There is a sound that has been coming from the Compton High School practice field, every weekday afternoon, that the city has not stopped talking about for ten years. It is the sound of a snare line that has been retraining itself, year after year, by ear and by hand, into one of the best high-school drum lines on the West Coast.
The story of how that happened starts with a band director nobody outside of the building knew about, an instrument closet that had been padlocked for four straight years during the financial crisis, and one trumpet player named Marcus who refused to graduate without a band.
When the band program at Compton High came back online in 2014, after almost a decade of being shuttered for budget reasons, it had no instruments, no uniforms, and exactly six students. The first drum line meeting happened on the basketball court, with two sticks and a trash can. By the second year there were eighteen kids. By the third year, the line was being invited to march in two different parades. By the fifth year, the program was a feeder for collegiate marching bands at Grambling, Southern, and Hampton.
What made the line different was not just the music — though the music was always good. It was the rule the kids set for themselves: every cadence we play, we name after a block. There is a cadence for Wilmington Avenue. There is a cadence for the corner of Greenleaf and Long Beach. There is one for the parking lot of the museum we are standing in right now. The kids did not write these cadences to be famous. They wrote them because they wanted to memorize their own city in 4/4.

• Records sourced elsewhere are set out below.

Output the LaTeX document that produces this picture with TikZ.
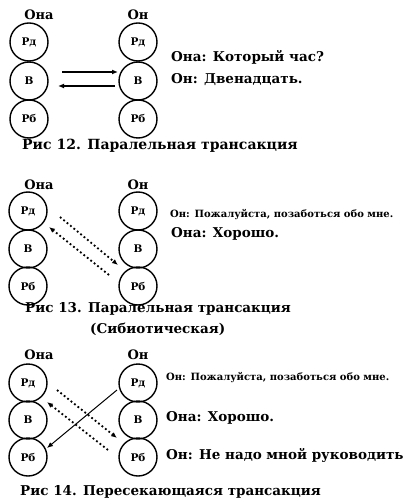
\documentclass[tikz,border=0pt]{standalone}
\usepackage{fontspec}
\setmainfont{DejaVu Serif}
\usetikzlibrary{arrows.meta,calc}
\tikzset{
  ego/.style={draw, circle, line width=1.4pt, minimum size=38pt, inner sep=0pt, font=\bfseries\fontsize{10.5}{10.5}\selectfont},
  who/.style={font=\bfseries\fontsize{13}{13}\selectfont, inner sep=0pt},
  say/.style={anchor=west, font=\bfseries\fontsize{13.5}{13.5}\selectfont, inner sep=0pt},
  smalltext/.style={anchor=west, font=\bfseries\fontsize{10}{10}\selectfont, inner sep=0pt},
  captext/.style={anchor=west, font=\bfseries\fontsize{13.5}{13.5}\selectfont, inner sep=0pt},
  arr/.style={line width=1.4pt, -{Latex[length=6pt,width=5pt]}},
  dotarr/.style={line width=1.8pt, -{Latex[length=6pt,width=5pt]}, dash pattern=on 1.8pt off 2.6pt},
}
\begin{document}
\begin{tikzpicture}[x=1pt,y=-1pt]
\useasboundingbox (0,0) rectangle (403,502);
% ---------- Fig 12
\node[who] (l12) at (39,15) {Она};
\node[who] (r12) at (138,15) {Он};
\node[ego] (a12d) at (29,42) {Рд};
\node[ego] (a12v) at (29,81) {В};
\node[ego] (a12b) at (29,119) {Рб};
\node[ego] (b12d) at (138,42) {Рд};
\node[ego] (b12v) at (138,81) {В};
\node[ego] (b12b) at (138,119) {Рб};
\draw[arr] ($(a12v)+(33,-9)$) -- ($(b12v)+(-20,-9)$);
\draw[arr] ($(b12v)+(-23,5)$) -- ($(a12v)+(29,5)$);
\node[say] (t12a) at (171,57) {Она: Который час?};
\node[say] (t12b) at (171,80) {Он: Двенадцать.};
\node[captext, font=\bfseries\fontsize{14}{14}\selectfont] (c12) at (22,146) {Рис 12. Паралельная трансакция};
% ---------- Fig 13
\node[who] (l13) at (39,185) {Она};
\node[who] (r13) at (138,185) {Он};
\node[ego] (a13d) at (28,211) {Рд};
\node[ego] (a13v) at (28,249) {В};
\node[ego] (a13b) at (28,286) {Рб};
\node[ego] (b13d) at (138,211) {Рд};
\node[ego] (b13v) at (138,249) {В};
\node[ego] (b13b) at (138,286) {Рб};
\draw[dotarr] ($(a13d)+(32,6)$) -- ($(b13b)+(-20,-21)$);
\draw[dotarr] ($(b13b)+(-29,-11)$) -- ($(a13d)+(21,16)$);
\node[smalltext] (t13a) at (170,215) {Он: Пожалуйста, позаботься обо мне.};
\node[say] (t13b) at (171,234) {Она: Хорошо.};
\node[captext] (c13) at (25,309) {Рис 13. Паралельная трансакция};
\node[captext] (c13b) at (90,329) {(Сибиотическая)};
% ---------- Fig 14
\node[who] (l14) at (39,355) {Она};
\node[who] (r14) at (138,355) {Он};
\node[ego] (a14d) at (28,383) {Рд};
\node[ego] (a14v) at (28,420) {В};
\node[ego] (a14b) at (28,457) {Рб};
\node[ego] (b14d) at (138,383) {Рд};
\node[ego] (b14v) at (138,420) {В};
\node[ego] (b14b) at (138,457) {Рб};
\draw[arr, line width=1pt] ($(b14d)+(-21,7)$) -- ($(a14b)+(19,-9)$);
\draw[dotarr] ($(a14d)+(29,7)$) -- ($(b14b)+(-21,-19)$);
\draw[dotarr] ($(b14b)+(-30,-7)$) -- ($(a14v)+(19,-18)$);
\node[smalltext] (t14a) at (166,378) {Он: Пожалуйста, позаботься обо мне.};
\node[say] (t14b) at (166,418) {Она: Хорошо.};
\node[say] (t14c) at (166,455) {Он: Не надо мной руководить};
\node[captext] (c14) at (20,492) {Рис 14. Пересекающаяся трансакция};
\end{tikzpicture}
\end{document}
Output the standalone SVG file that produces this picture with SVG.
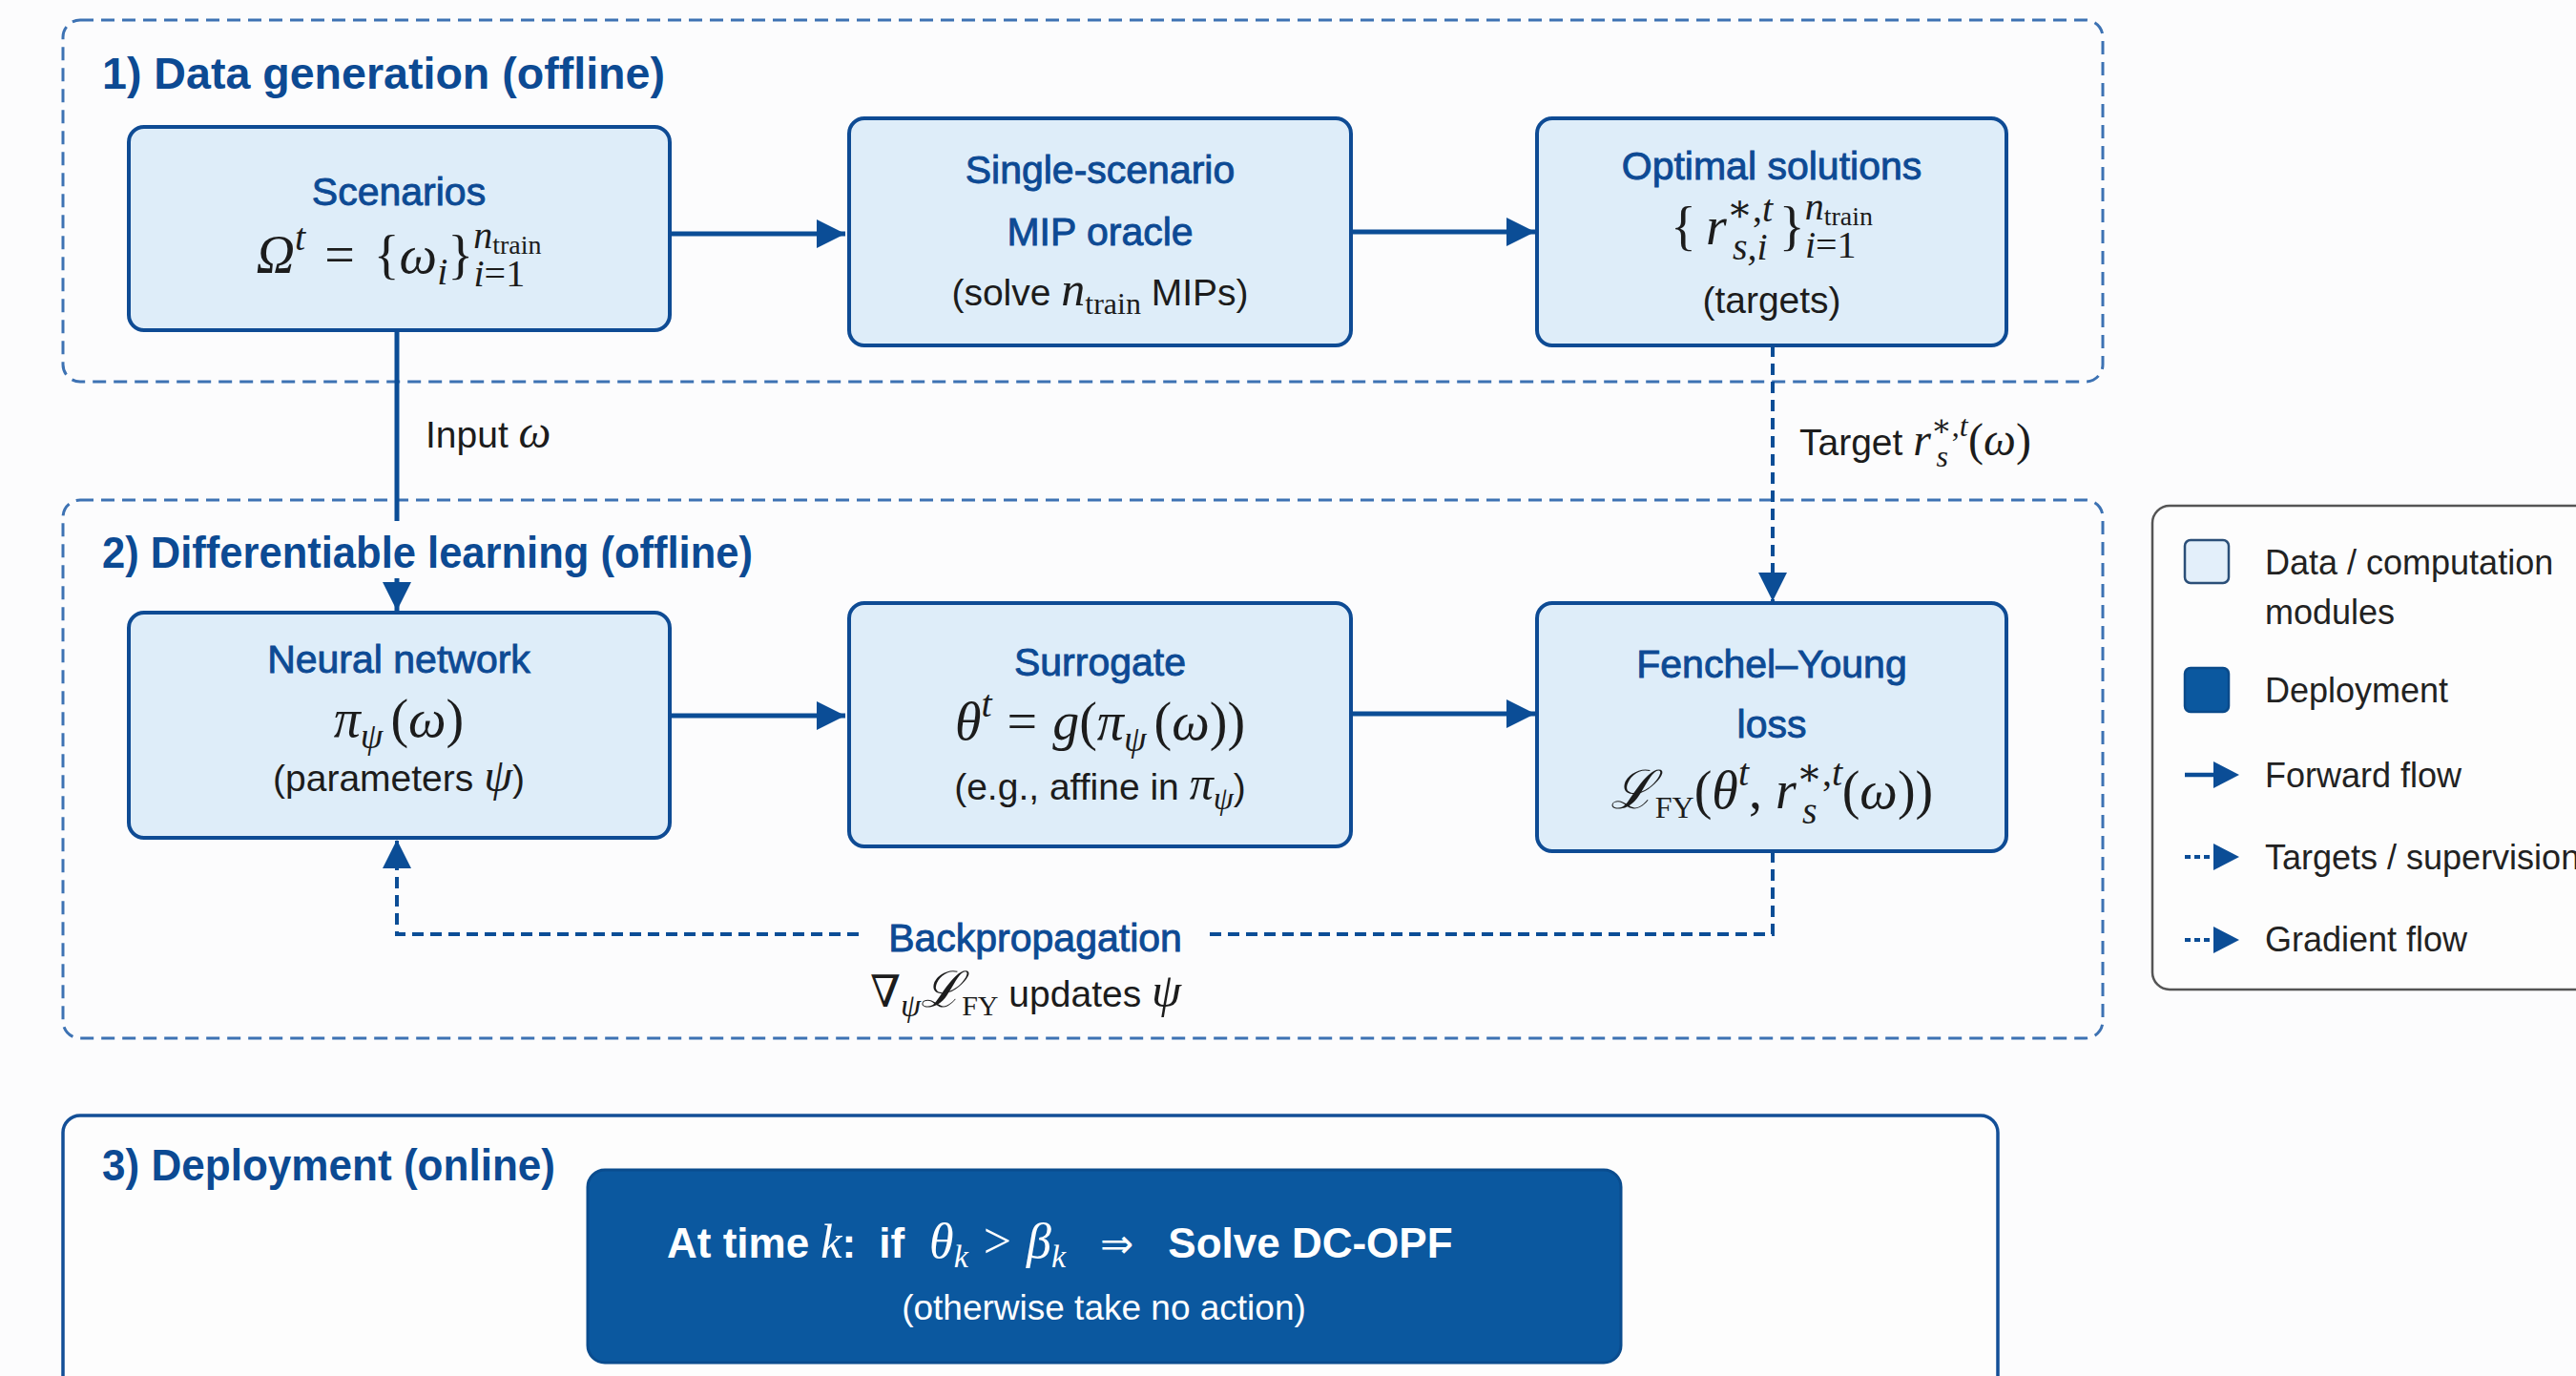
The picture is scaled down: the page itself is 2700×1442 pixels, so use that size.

This exhibit pulls together the snare drum that the program rebuilt itself around in 2014 — the one with three different students' names sharpied on the inside of the hoop — alongside a stack of hand-written cadences donated by the line's section leaders, and a 6-minute audio loop of practice recordings from the last decade. Press the button. Stand still. Let the city show up.
Curator's Note
“If you've heard a Compton High football game in the last decade, you've heard the next generation of percussionists this city has ever produced.”